Colorado lawmakers returned to the Capitol on Monday to consider a $220 million stimulus package for restaurants, movie theaters, child care centers and other businesses that have been hard hit by coronavirus restrictions.
But lawmakers spent the week leading up to the special session trying to manage their constituents’ expectations for the state-funded stimulus.
Rep. Dylan Roberts, D-Avon, said at a recent town hall the package would not be a “silver bullet.”
“It’s not going to be enough, but it’s going to be better than nothing,” he said, adding that the federal government had more power to help.
In the absence of a federal stimulus package, lawmakers introduced more than a dozen bills on Monday. One of the most significant would provide $37 million to small businesses that have been hurt by capacity restrictions during the pandemic. A business that makes less than $500,000 in revenue each year could receive up to $3,500 from the state. Counties would distribute the money starting in February.
Meanwhile, some Republicans are introducing bills seeking to limit Gov. Jared Polis' emergency powers during the pandemic.
One measure aims to end the emergency declaration that is allowing Polis to issue executive orders such as his statewide mask mandate. Some Republicans have been critical of the orders, saying only the legislature should be able to enact such a rule.
Democrats maintain control of both chambers of the legislature and are expected to quickly block any efforts to limit the governor's power during the pandemic.

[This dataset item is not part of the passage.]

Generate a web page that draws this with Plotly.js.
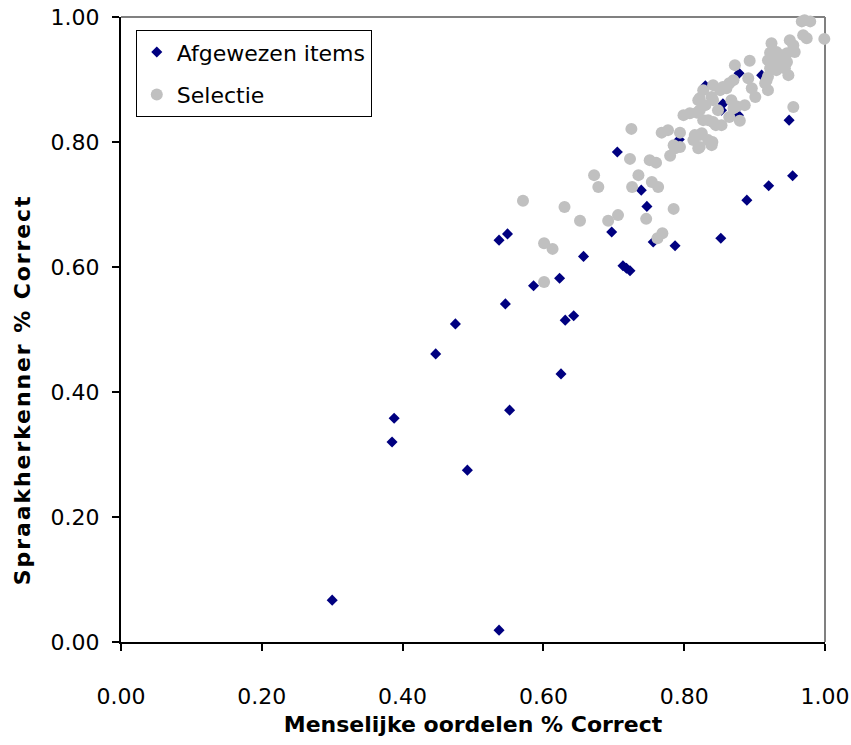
<!DOCTYPE html>
<html>
<head>
<meta charset="utf-8">
<script src="https://cdn.plot.ly/plotly-3.0.1.min.js"></script>
<style>
html,body{margin:0;padding:0;background:#fff;overflow:hidden}
text.annotation-text{letter-spacing:1.9px}
</style>
</head>
<body>
<div id="chart" style="width:851px;height:745px"></div>
<script>
// Afgewezen items (rejected items)
const afgX = [0.300,0.537,0.537,0.549,0.623,0.586,0.546,0.475,0.631,0.643,0.447,0.625,0.552,0.388,0.385,0.492,0.657,0.705,0.739,0.747,0.697,0.756,0.787,0.852,0.713,0.718,0.723,0.954,0.920,0.889,0.949,0.855,0.853,0.878,0.910,0.924,0.830,0.793,0.877];
const afgY = [0.067,0.019,0.643,0.653,0.582,0.570,0.541,0.509,0.515,0.522,0.461,0.429,0.371,0.358,0.320,0.275,0.617,0.784,0.723,0.697,0.656,0.640,0.634,0.646,0.602,0.598,0.594,0.746,0.730,0.707,0.835,0.861,0.851,0.910,0.907,0.918,0.890,0.804,0.843];

// Selectie (selection)
const selX = [0.571,0.630,0.652,0.601,0.613,0.601,0.672,0.678,0.723,0.751,0.760,0.780,0.735,0.726,0.754,0.763,0.785,0.746,0.692,0.706,0.769,0.762,0.725,0.768,0.777,0.794,0.785,0.794,0.813,0.822,0.820,0.839,0.840,0.799,0.808,0.818,0.822,0.830,0.820,0.827,0.841,0.851,0.860,0.870,0.841,0.848,0.834,0.841,0.853,0.870,0.879,0.886,0.872,0.893,0.891,0.896,0.901,0.917,0.919,0.924,0.922,0.931,0.938,0.946,0.950,0.957,0.955,0.927,0.919,0.936,0.946,0.948,0.955,0.967,0.979,0.969,0.974,0.999,0.922,0.931,0.943,0.855,0.864,0.822,0.839,0.867,0.875,0.827,0.845,0.864,0.787,0.815,0.825,0.834,0.822,0.915,0.919,0.971];
const selY = [0.706,0.696,0.674,0.638,0.629,0.576,0.747,0.728,0.773,0.771,0.767,0.778,0.747,0.728,0.736,0.728,0.693,0.677,0.674,0.683,0.654,0.646,0.821,0.815,0.819,0.815,0.795,0.792,0.803,0.811,0.790,0.795,0.800,0.843,0.846,0.847,0.851,0.859,0.867,0.883,0.891,0.883,0.886,0.899,0.867,0.851,0.835,0.832,0.827,0.854,0.834,0.859,0.923,0.930,0.902,0.886,0.872,0.899,0.883,0.958,0.943,0.944,0.939,0.942,0.963,0.944,0.955,0.931,0.931,0.926,0.928,0.907,0.856,0.993,0.993,0.971,0.966,0.965,0.918,0.915,0.918,0.888,0.894,0.870,0.872,0.867,0.857,0.835,0.827,0.840,0.790,0.811,0.814,0.803,0.792,0.894,0.905,0.995];

const tickVals = [0, 0.2, 0.4, 0.6, 0.8, 1.0];
const tickText = ['0.00', '0.20', '0.40', '0.60', '0.80', '1.00'];

const FONT = 'DejaVu Sans, Liberation Sans, Arial, sans-serif';

const traces = [
  {
    type: 'scatter', mode: 'markers', name: 'Afgewezen items',
    x: afgX, y: afgY, legendgroup: 'a', cliponaxis: false,
    marker: {symbol: 'diamond', size: 8.5, color: '#000080'}
  },
  {
    type: 'scatter', mode: 'markers', name: 'Selectie',
    x: selX, y: selY, legendgroup: 'b', cliponaxis: false,
    marker: {symbol: 'circle', size: 12, color: '#C0C0C0'}
  }
];

const axisCommon = {
  range: [0, 1], tickvals: tickVals, ticktext: tickText,
  ticks: 'outside', ticklen: 7, tickwidth: 2, tickcolor: '#000',
  showline: true, linecolor: '#000', linewidth: 2,
  showgrid: false, zeroline: false, fixedrange: true,
  tickfont: {family: FONT, size: 22, color: '#000'}
};

const layout = {
  width: 851, height: 745,
  margin: {l: 121, r: 26, t: 17, b: 103},
  paper_bgcolor: '#fff', plot_bgcolor: '#fff',
  font: {family: FONT, color: '#000'},
  xaxis: Object.assign({}, axisCommon, {
    ticklabelstandoff: 27,
    title: {text: 'Menselijke oordelen % Correct', standoff: 8,
            font: {family: FONT, size: 22, color: '#000', weight: 'bold'}}
  }),
  yaxis: Object.assign({}, axisCommon, {ticklabelstandoff: 8}),
  annotations: [{
    text: 'Spraakherkenner % Correct', textangle: -90,
    xref: 'paper', yref: 'paper', x: -0.1406, y: 0.403,
    xanchor: 'center', yanchor: 'middle', showarrow: false,
    font: {family: FONT, size: 22, color: '#000', weight: 'bold'}
  }],
  shapes: [
    {type: 'line', xref: 'paper', yref: 'paper', x0: 0, x1: 1, y0: 1, y1: 1, layer: 'below', line: {color: '#808080', width: 2}},
    {type: 'line', xref: 'paper', yref: 'paper', x0: 1, x1: 1, y0: 0, y1: 1, layer: 'below', line: {color: '#808080', width: 2}}
  ],
  showlegend: true,
  legend: {
    x: 0.021, y: 0.979, xanchor: 'left', yanchor: 'top',
    bgcolor: '#fff', bordercolor: '#000', borderwidth: 1,
    font: {family: FONT, size: 22, color: '#000'},
    tracegroupgap: 11
  }
};

Plotly.newPlot('chart', traces, layout, {displayModeBar: false, staticPlot: true});
</script>
</body>
</html>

About a third of lawmakers participated remotely on session following a recent surge in virus cases.
Senate President Leroy Garcia said lawmakers and staff who returned to the Capitol during the pandemic were taking an “undeniable risk."
“We need to treat our time here with respect, reverence and an abundance of caution,” he said.
As Garcia spoke, several Republican lawmakers in the Capitol were not wearing masks. State Rep. Larry Liston wore his mask over his head instead of his face in the House chamber for several minutes, telling the Denver Post he was “goofing around.”
Public health officials have estimated in recent days that as many as one in 41 Colorado residents are contagious with the virus. The death toll is approaching 3,000 residents after the recent spike in cases.
State lawmakers also kicked off the session offering prayers to Gov. Jared Polis and his partner Marlon Reis, both of who were diagnosed with the virus on Saturday.
Lawmakers are aiming to finish the special session on Wednesday.